WHAT YOU ARE ASKED TO DO: Make an exact copy of the data below, leaving out every picture.

INFORMATION SHOWN:
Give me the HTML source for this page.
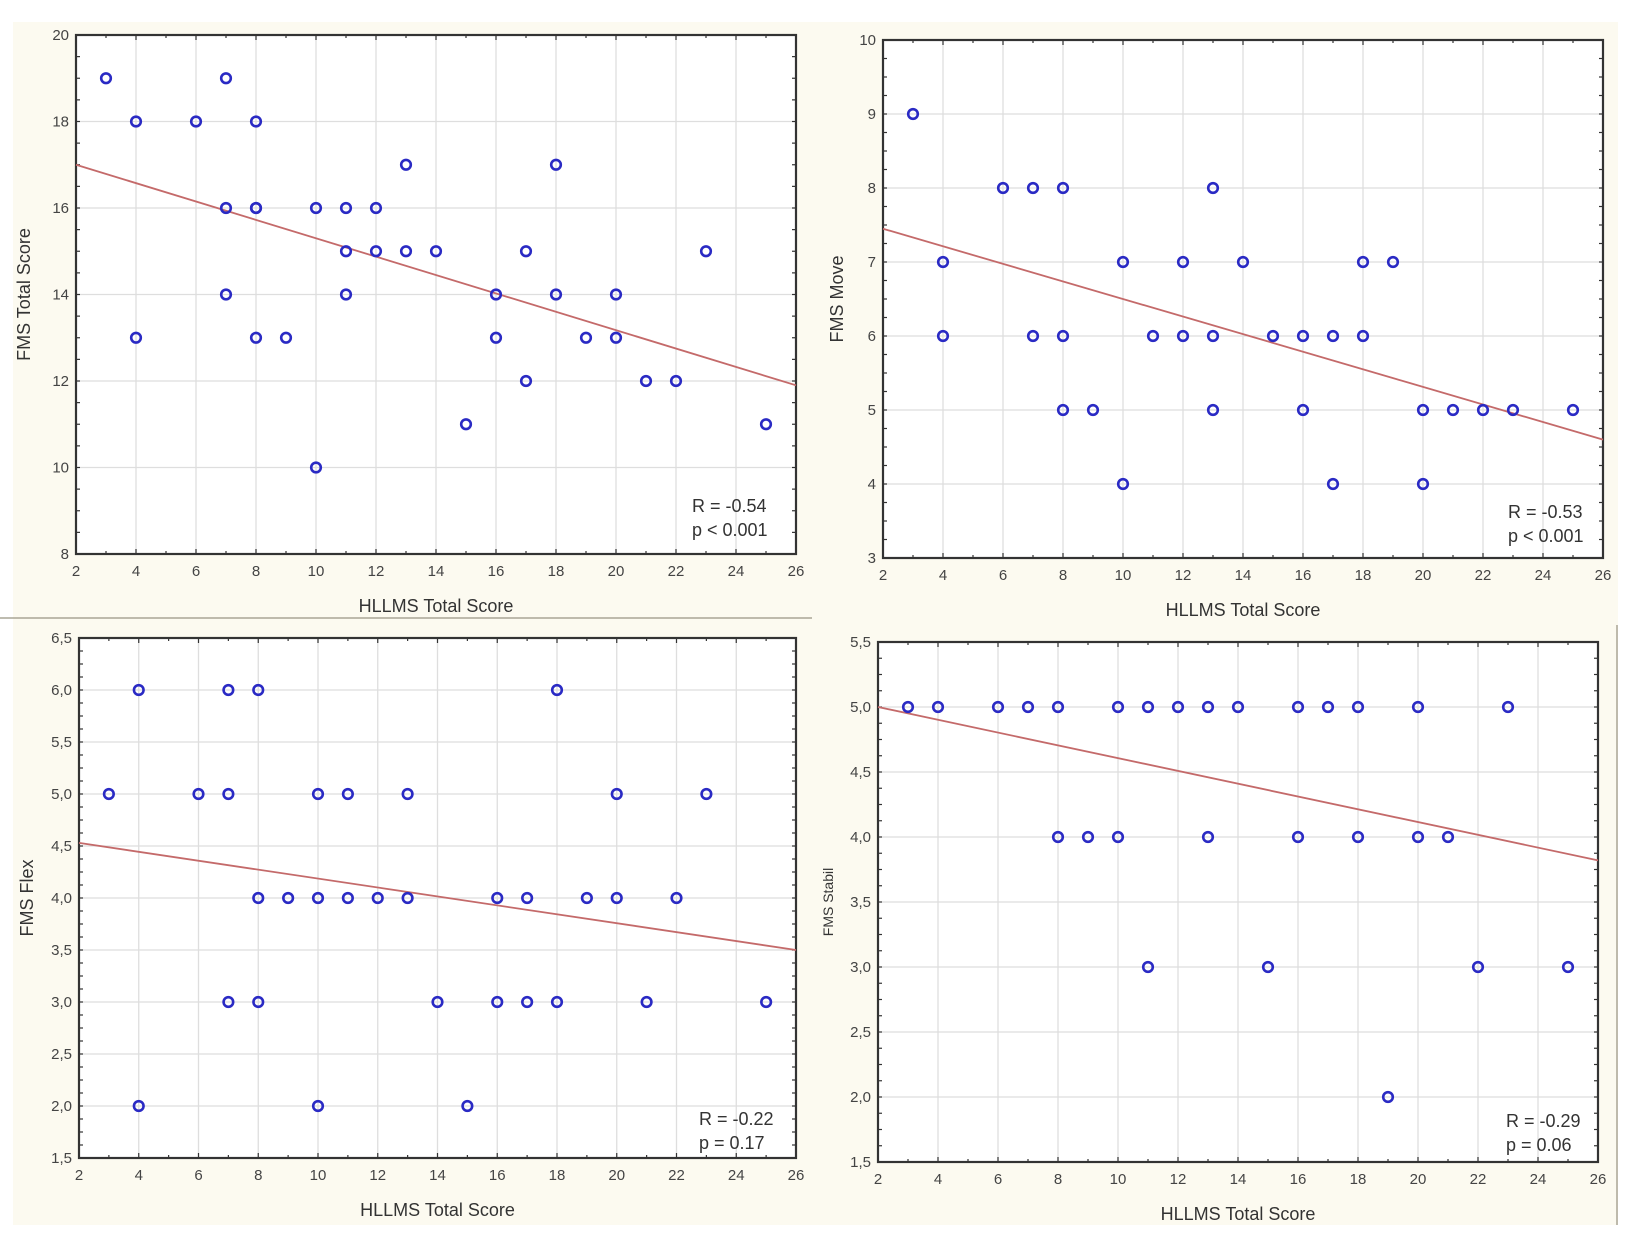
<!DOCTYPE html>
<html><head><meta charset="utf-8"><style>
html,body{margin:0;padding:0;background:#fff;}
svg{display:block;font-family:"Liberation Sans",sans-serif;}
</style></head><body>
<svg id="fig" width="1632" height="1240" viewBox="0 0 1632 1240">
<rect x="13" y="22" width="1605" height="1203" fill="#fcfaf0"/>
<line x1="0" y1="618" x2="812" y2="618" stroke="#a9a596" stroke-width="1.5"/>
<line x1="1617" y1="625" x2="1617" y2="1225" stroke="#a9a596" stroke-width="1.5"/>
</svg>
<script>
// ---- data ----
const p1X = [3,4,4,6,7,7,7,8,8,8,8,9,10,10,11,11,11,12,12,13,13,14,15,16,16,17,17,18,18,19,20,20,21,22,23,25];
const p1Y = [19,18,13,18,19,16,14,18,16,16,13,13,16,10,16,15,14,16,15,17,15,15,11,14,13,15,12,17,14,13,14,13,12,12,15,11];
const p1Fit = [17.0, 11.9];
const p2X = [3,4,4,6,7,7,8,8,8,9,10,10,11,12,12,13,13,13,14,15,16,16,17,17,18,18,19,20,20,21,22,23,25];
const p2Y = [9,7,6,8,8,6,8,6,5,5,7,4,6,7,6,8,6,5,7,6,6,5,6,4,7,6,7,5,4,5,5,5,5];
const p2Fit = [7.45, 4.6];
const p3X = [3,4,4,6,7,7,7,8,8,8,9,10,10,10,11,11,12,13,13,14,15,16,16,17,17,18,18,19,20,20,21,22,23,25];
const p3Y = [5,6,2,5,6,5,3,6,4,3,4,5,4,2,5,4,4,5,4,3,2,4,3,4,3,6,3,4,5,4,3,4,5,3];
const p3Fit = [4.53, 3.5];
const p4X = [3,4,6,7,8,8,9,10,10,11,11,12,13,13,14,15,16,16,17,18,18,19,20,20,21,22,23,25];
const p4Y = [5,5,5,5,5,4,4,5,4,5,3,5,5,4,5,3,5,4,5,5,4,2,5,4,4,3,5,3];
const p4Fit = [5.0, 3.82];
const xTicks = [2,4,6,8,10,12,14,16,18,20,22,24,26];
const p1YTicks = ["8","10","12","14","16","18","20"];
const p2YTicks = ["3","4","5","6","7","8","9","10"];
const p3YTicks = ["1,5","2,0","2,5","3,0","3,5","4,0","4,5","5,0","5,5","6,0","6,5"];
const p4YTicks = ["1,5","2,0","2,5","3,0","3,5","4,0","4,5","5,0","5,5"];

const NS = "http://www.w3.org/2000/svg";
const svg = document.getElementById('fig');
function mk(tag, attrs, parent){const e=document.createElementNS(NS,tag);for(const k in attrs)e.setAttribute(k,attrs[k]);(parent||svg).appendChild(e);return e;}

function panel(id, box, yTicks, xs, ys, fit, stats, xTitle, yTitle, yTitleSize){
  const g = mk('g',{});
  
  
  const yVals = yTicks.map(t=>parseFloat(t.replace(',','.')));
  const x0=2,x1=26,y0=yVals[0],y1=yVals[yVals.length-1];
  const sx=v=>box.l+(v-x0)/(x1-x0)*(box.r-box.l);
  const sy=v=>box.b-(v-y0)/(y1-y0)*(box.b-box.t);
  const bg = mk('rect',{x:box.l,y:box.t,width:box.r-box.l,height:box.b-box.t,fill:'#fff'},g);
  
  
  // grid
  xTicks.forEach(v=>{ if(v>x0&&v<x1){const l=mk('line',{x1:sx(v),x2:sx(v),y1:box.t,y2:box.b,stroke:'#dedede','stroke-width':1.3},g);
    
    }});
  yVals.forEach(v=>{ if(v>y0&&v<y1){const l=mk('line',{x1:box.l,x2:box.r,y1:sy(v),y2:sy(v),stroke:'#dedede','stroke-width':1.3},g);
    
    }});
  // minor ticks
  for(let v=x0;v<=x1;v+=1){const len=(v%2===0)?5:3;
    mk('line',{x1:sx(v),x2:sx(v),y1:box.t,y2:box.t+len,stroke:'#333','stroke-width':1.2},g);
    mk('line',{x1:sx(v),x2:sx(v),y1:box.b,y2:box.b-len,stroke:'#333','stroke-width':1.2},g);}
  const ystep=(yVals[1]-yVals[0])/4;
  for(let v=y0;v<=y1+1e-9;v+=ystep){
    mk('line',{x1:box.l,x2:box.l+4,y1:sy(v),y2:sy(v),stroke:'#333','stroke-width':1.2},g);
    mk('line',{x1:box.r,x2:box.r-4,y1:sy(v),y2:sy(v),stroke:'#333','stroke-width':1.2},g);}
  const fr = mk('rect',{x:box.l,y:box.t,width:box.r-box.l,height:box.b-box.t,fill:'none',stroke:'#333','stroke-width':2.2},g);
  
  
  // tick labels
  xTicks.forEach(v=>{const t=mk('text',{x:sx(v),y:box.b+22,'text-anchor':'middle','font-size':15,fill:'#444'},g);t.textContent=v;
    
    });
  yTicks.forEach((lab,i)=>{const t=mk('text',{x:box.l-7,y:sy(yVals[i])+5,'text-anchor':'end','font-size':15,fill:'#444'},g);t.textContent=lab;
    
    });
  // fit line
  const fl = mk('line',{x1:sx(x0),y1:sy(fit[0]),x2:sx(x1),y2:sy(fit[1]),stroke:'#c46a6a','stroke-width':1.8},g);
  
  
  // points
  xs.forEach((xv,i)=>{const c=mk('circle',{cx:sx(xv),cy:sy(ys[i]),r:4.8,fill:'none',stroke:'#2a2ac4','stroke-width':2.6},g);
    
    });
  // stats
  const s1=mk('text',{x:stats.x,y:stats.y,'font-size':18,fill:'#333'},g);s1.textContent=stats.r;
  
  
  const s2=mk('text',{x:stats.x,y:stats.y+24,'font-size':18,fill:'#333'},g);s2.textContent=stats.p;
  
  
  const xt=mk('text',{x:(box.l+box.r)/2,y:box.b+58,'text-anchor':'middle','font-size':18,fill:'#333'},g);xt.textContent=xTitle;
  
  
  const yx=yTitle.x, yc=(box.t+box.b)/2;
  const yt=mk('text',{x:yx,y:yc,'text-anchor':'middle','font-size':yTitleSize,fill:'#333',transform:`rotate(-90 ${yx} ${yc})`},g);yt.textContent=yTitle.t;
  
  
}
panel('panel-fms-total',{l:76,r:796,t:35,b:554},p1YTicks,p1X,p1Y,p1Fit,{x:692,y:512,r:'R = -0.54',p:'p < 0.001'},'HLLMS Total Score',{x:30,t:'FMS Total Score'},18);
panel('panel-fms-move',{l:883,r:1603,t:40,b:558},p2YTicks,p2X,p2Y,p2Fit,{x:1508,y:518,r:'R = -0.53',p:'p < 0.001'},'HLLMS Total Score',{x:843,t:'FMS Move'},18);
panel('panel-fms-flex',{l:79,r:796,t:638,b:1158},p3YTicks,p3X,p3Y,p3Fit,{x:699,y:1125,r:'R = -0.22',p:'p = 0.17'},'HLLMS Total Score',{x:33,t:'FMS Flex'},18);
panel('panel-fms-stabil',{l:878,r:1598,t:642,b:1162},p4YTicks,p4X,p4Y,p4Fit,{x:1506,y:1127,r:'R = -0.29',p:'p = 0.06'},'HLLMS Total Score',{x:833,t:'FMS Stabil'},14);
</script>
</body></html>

RESPONSE:
Give me the HTML source for this page.
<!DOCTYPE html>
<html><head><meta charset="utf-8"><style>
html,body{margin:0;padding:0;background:#fff;}
svg{display:block;font-family:"Liberation Sans",sans-serif;}
</style></head><body>
<svg id="fig" width="1632" height="1240" viewBox="0 0 1632 1240">
<rect x="13" y="22" width="1605" height="1203" fill="#fcfaf0"/>
<line x1="0" y1="618" x2="812" y2="618" stroke="#a9a596" stroke-width="1.5"/>
<line x1="1617" y1="625" x2="1617" y2="1225" stroke="#a9a596" stroke-width="1.5"/>
</svg>
<script>
// ---- data ----
const p1X = [3,4,4,6,7,7,7,8,8,8,8,9,10,10,11,11,11,12,12,13,13,14,15,16,16,17,17,18,18,19,20,20,21,22,23,25];
const p1Y = [19,18,13,18,19,16,14,18,16,16,13,13,16,10,16,15,14,16,15,17,15,15,11,14,13,15,12,17,14,13,14,13,12,12,15,11];
const p1Fit = [17.0, 11.9];
const p2X = [3,4,4,6,7,7,8,8,8,9,10,10,11,12,12,13,13,13,14,15,16,16,17,17,18,18,19,20,20,21,22,23,25];
const p2Y = [9,7,6,8,8,6,8,6,5,5,7,4,6,7,6,8,6,5,7,6,6,5,6,4,7,6,7,5,4,5,5,5,5];
const p2Fit = [7.45, 4.6];
const p3X = [3,4,4,6,7,7,7,8,8,8,9,10,10,10,11,11,12,13,13,14,15,16,16,17,17,18,18,19,20,20,21,22,23,25];
const p3Y = [5,6,2,5,6,5,3,6,4,3,4,5,4,2,5,4,4,5,4,3,2,4,3,4,3,6,3,4,5,4,3,4,5,3];
const p3Fit = [4.53, 3.5];
const p4X = [3,4,6,7,8,8,9,10,10,11,11,12,13,13,14,15,16,16,17,18,18,19,20,20,21,22,23,25];
const p4Y = [5,5,5,5,5,4,4,5,4,5,3,5,5,4,5,3,5,4,5,5,4,2,5,4,4,3,5,3];
const p4Fit = [5.0, 3.82];
const xTicks = [2,4,6,8,10,12,14,16,18,20,22,24,26];
const p1YTicks = ["8","10","12","14","16","18","20"];
const p2YTicks = ["3","4","5","6","7","8","9","10"];
const p3YTicks = ["1,5","2,0","2,5","3,0","3,5","4,0","4,5","5,0","5,5","6,0","6,5"];
const p4YTicks = ["1,5","2,0","2,5","3,0","3,5","4,0","4,5","5,0","5,5"];

const NS = "http://www.w3.org/2000/svg";
const svg = document.getElementById('fig');
function mk(tag, attrs, parent){const e=document.createElementNS(NS,tag);for(const k in attrs)e.setAttribute(k,attrs[k]);(parent||svg).appendChild(e);return e;}

function panel(id, box, yTicks, xs, ys, fit, stats, xTitle, yTitle, yTitleSize){
  const g = mk('g',{});
  
  
  const yVals = yTicks.map(t=>parseFloat(t.replace(',','.')));
  const x0=2,x1=26,y0=yVals[0],y1=yVals[yVals.length-1];
  const sx=v=>box.l+(v-x0)/(x1-x0)*(box.r-box.l);
  const sy=v=>box.b-(v-y0)/(y1-y0)*(box.b-box.t);
  const bg = mk('rect',{x:box.l,y:box.t,width:box.r-box.l,height:box.b-box.t,fill:'#fff'},g);
  
  
  // grid
  xTicks.forEach(v=>{ if(v>x0&&v<x1){const l=mk('line',{x1:sx(v),x2:sx(v),y1:box.t,y2:box.b,stroke:'#dedede','stroke-width':1.3},g);
    
    }});
  yVals.forEach(v=>{ if(v>y0&&v<y1){const l=mk('line',{x1:box.l,x2:box.r,y1:sy(v),y2:sy(v),stroke:'#dedede','stroke-width':1.3},g);
    
    }});
  // minor ticks
  for(let v=x0;v<=x1;v+=1){const len=(v%2===0)?5:3;
    mk('line',{x1:sx(v),x2:sx(v),y1:box.t,y2:box.t+len,stroke:'#333','stroke-width':1.2},g);
    mk('line',{x1:sx(v),x2:sx(v),y1:box.b,y2:box.b-len,stroke:'#333','stroke-width':1.2},g);}
  const ystep=(yVals[1]-yVals[0])/4;
  for(let v=y0;v<=y1+1e-9;v+=ystep){
    mk('line',{x1:box.l,x2:box.l+4,y1:sy(v),y2:sy(v),stroke:'#333','stroke-width':1.2},g);
    mk('line',{x1:box.r,x2:box.r-4,y1:sy(v),y2:sy(v),stroke:'#333','stroke-width':1.2},g);}
  const fr = mk('rect',{x:box.l,y:box.t,width:box.r-box.l,height:box.b-box.t,fill:'none',stroke:'#333','stroke-width':2.2},g);
  
  
  // tick labels
  xTicks.forEach(v=>{const t=mk('text',{x:sx(v),y:box.b+22,'text-anchor':'middle','font-size':15,fill:'#444'},g);t.textContent=v;
    
    });
  yTicks.forEach((lab,i)=>{const t=mk('text',{x:box.l-7,y:sy(yVals[i])+5,'text-anchor':'end','font-size':15,fill:'#444'},g);t.textContent=lab;
    
    });
  // fit line
  const fl = mk('line',{x1:sx(x0),y1:sy(fit[0]),x2:sx(x1),y2:sy(fit[1]),stroke:'#c46a6a','stroke-width':1.8},g);
  
  
  // points
  xs.forEach((xv,i)=>{const c=mk('circle',{cx:sx(xv),cy:sy(ys[i]),r:4.8,fill:'none',stroke:'#2a2ac4','stroke-width':2.6},g);
    
    });
  // stats
  const s1=mk('text',{x:stats.x,y:stats.y,'font-size':18,fill:'#333'},g);s1.textContent=stats.r;
  
  
  const s2=mk('text',{x:stats.x,y:stats.y+24,'font-size':18,fill:'#333'},g);s2.textContent=stats.p;
  
  
  const xt=mk('text',{x:(box.l+box.r)/2,y:box.b+58,'text-anchor':'middle','font-size':18,fill:'#333'},g);xt.textContent=xTitle;
  
  
  const yx=yTitle.x, yc=(box.t+box.b)/2;
  const yt=mk('text',{x:yx,y:yc,'text-anchor':'middle','font-size':yTitleSize,fill:'#333',transform:`rotate(-90 ${yx} ${yc})`},g);yt.textContent=yTitle.t;
  
  
}
panel('panel-fms-total',{l:76,r:796,t:35,b:554},p1YTicks,p1X,p1Y,p1Fit,{x:692,y:512,r:'R = -0.54',p:'p < 0.001'},'HLLMS Total Score',{x:30,t:'FMS Total Score'},18);
panel('panel-fms-move',{l:883,r:1603,t:40,b:558},p2YTicks,p2X,p2Y,p2Fit,{x:1508,y:518,r:'R = -0.53',p:'p < 0.001'},'HLLMS Total Score',{x:843,t:'FMS Move'},18);
panel('panel-fms-flex',{l:79,r:796,t:638,b:1158},p3YTicks,p3X,p3Y,p3Fit,{x:699,y:1125,r:'R = -0.22',p:'p = 0.17'},'HLLMS Total Score',{x:33,t:'FMS Flex'},18);
panel('panel-fms-stabil',{l:878,r:1598,t:642,b:1162},p4YTicks,p4X,p4Y,p4Fit,{x:1506,y:1127,r:'R = -0.29',p:'p = 0.06'},'HLLMS Total Score',{x:833,t:'FMS Stabil'},14);
</script>
</body></html>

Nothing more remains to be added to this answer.